[Source code of charts]
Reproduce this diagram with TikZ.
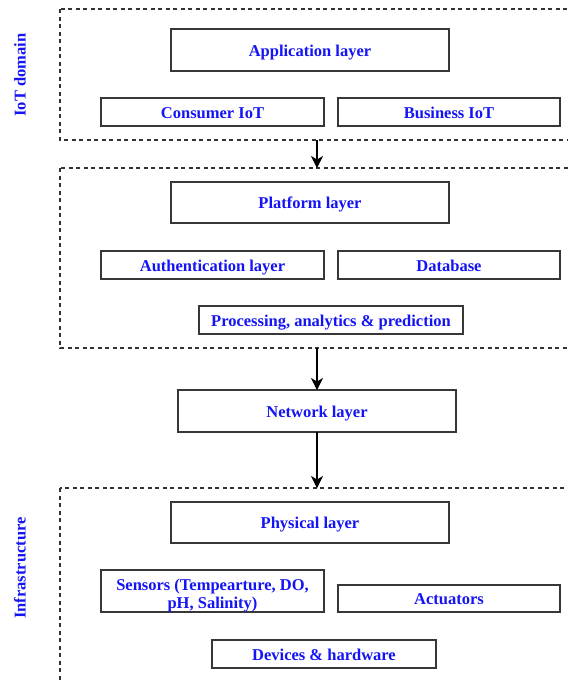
\documentclass[tikz,border=0pt]{standalone}
\usepackage{fontspec}
\setmainfont{Liberation Serif}
\usetikzlibrary{arrows.meta}
\definecolor{labelblue}{RGB}{20,20,245}
\definecolor{boxedge}{RGB}{55,55,55}
\tikzset{
  layerbox/.style={draw=boxedge, line width=1.5pt, inner sep=0pt, outer sep=0pt, anchor=north west,
    font=\bfseries\fontsize{16.5}{17}\selectfont, text=labelblue, align=center,
    text height=14.4pt, text depth=2pt},
  groupbox/.style={draw=black!80, line width=1.1pt, dash pattern=on 4pt off 3.5pt},
  flow/.style={line width=1.3pt, -{Stealth[length=12pt,width=12pt,inset=3.5pt]}},
  sidelabel/.style={font=\bfseries\fontsize{16.5}{17}\selectfont, text=labelblue, rotate=90}
}
\begin{document}
\begin{tikzpicture}[x=1pt,y=-1pt]
\useasboundingbox (0,0) rectangle (568,681);
\clip (0,0) rectangle (568,681);
\fill[white] (0,0) rectangle (568,681);

% dashed groups (open to the right / bottom edge)
\draw[groupbox] (60,9) rectangle (580,140);
\draw[groupbox] (60,168) rectangle (580,348);
\draw[groupbox] (60,488) rectangle (580,700);
\coordinate (g1b) at (317,140);
\coordinate (g2t) at (317,168);
\coordinate (g2b) at (317,348);
\coordinate (g3t) at (317,488);

% side labels
\node[sidelabel] (iot) at (20,75) {IoT domain};
\node[sidelabel] (infra) at (20,568) {Infrastructure};

% IoT domain
\node[layerbox, minimum width=278pt, minimum height=42pt] (app) at (171,29) {Application layer};
\node[layerbox, minimum width=223pt, minimum height=28pt] (cons) at (101,98) {Consumer IoT};
\node[layerbox, minimum width=222pt, minimum height=28pt] (bus) at (338,98) {Business IoT};

% platform
\node[layerbox, minimum width=278pt, minimum height=41pt] (plat) at (171,182) {Platform layer};
\node[layerbox, minimum width=223pt, minimum height=28pt] (auth) at (101,251) {Authentication layer};
\node[layerbox, minimum width=222pt, minimum height=28pt] (db) at (338,251) {Database};
\node[layerbox, minimum width=264pt, minimum height=28pt] (proc) at (199,306) {Processing, analytics \& prediction};

% network
\node[layerbox, minimum width=278pt, minimum height=42pt] (net) at (178,390) {Network layer};

% infrastructure
\node[layerbox, minimum width=278pt, minimum height=41pt] (phys) at (171,502) {Physical layer};
\node[layerbox, minimum width=223pt, minimum height=42pt, text height=, text depth=,
      font=\bfseries\fontsize{16.5}{18.5}\selectfont] (sens) at (101,570) {\rule{0pt}{20pt}Sensors (Tempearture, DO,\\pH, Salinity)};
\node[layerbox, minimum width=222pt, minimum height=27pt] (act) at (338,585) {Actuators};
\node[layerbox, minimum width=224pt, minimum height=28pt] (dev) at (212,640) {Devices \& hardware};

% flow between groups
\draw[flow] (g1b) -- (g2t);
\draw[flow] (g2b) -- (g2b |- net.north);
\draw[flow] (g3t |- net.south) -- (g3t);
\end{tikzpicture}
\end{document}
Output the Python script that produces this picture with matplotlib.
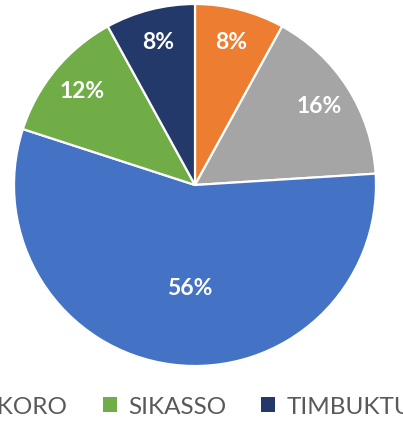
import matplotlib
matplotlib.use("Agg")
import matplotlib.pyplot as plt
from matplotlib.patches import Patch
import numpy as np

categories = ["KAYES", "MOPTI", "KOULIKORO", "SIKASSO", "TIMBUKTU"]
values = [8, 16, 56, 12, 8]
colors = ["#ED7D31", "#A5A5A5", "#4472C4", "#70AD47", "#22396A"]

W, H = 403, 423
fig = plt.figure(figsize=(W / 100, H / 100), dpi=100)
cx, cy, r = 195, 185, 181
ax = fig.add_axes([(cx - r) / W, 1 - (cy + r) / H, 2 * r / W, 2 * r / H])

wedges, texts, autotexts = ax.pie(
    values, colors=colors, startangle=90, counterclock=False,
    autopct=lambda p: f"{p:.0f}%", pctdistance=0.81,
    wedgeprops=dict(edgecolor="white", linewidth=1.6),
    textprops=dict(color="white", fontsize=16.5, fontweight="bold", family="Lato"),
)
# the large slice label sits closer to the centre
theta = np.deg2rad((wedges[2].theta1 + wedges[2].theta2) / 2 + 4)
autotexts[2].set_position((0.57 * np.cos(theta), 0.57 * np.sin(theta)))
ax.set_xlim(-1, 1)
ax.set_ylim(-1, 1)
ax.set_aspect("equal")
ax.axis("off")

handles = [Patch(facecolor=c, edgecolor="none") for c in colors]
leg_y = 1 - 407 / H
leg = fig.legend(handles, categories, loc="center left", bbox_to_anchor=(0, leg_y),
                 ncol=5, frameon=False, handlelength=0.58, handleheight=0.58,
                 handletextpad=0.45, columnspacing=1.45,
                 prop=dict(family="Lato", size=17.5), labelcolor="#595959",
                 borderpad=0, borderaxespad=0)
fig.canvas.draw()
rend = fig.canvas.get_renderer()
x0 = leg.get_texts()[3].get_window_extent(rend).x0
shift = 128 - x0
leg.set_bbox_to_anchor((shift / W, leg_y), transform=fig.transFigure)

fig.savefig("out.png", dpi=100, facecolor="white")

**Exercise description:**
Up to and including the line containing "(infra) at (20,568)", repeat every line from the start of the data, but none of the pictures.

**Exercise response:**
Reproduce this diagram with TikZ.
\documentclass[tikz,border=0pt]{standalone}
\usepackage{fontspec}
\setmainfont{Liberation Serif}
\usetikzlibrary{arrows.meta}
\definecolor{labelblue}{RGB}{20,20,245}
\definecolor{boxedge}{RGB}{55,55,55}
\tikzset{
  layerbox/.style={draw=boxedge, line width=1.5pt, inner sep=0pt, outer sep=0pt, anchor=north west,
    font=\bfseries\fontsize{16.5}{17}\selectfont, text=labelblue, align=center,
    text height=14.4pt, text depth=2pt},
  groupbox/.style={draw=black!80, line width=1.1pt, dash pattern=on 4pt off 3.5pt},
  flow/.style={line width=1.3pt, -{Stealth[length=12pt,width=12pt,inset=3.5pt]}},
  sidelabel/.style={font=\bfseries\fontsize{16.5}{17}\selectfont, text=labelblue, rotate=90}
}
\begin{document}
\begin{tikzpicture}[x=1pt,y=-1pt]
\useasboundingbox (0,0) rectangle (568,681);
\clip (0,0) rectangle (568,681);
\fill[white] (0,0) rectangle (568,681);

% dashed groups (open to the right / bottom edge)
\draw[groupbox] (60,9) rectangle (580,140);
\draw[groupbox] (60,168) rectangle (580,348);
\draw[groupbox] (60,488) rectangle (580,700);
\coordinate (g1b) at (317,140);
\coordinate (g2t) at (317,168);
\coordinate (g2b) at (317,348);
\coordinate (g3t) at (317,488);

% side labels
\node[sidelabel] (iot) at (20,75) {IoT domain};
\node[sidelabel] (infra) at (20,568) {Infrastructure};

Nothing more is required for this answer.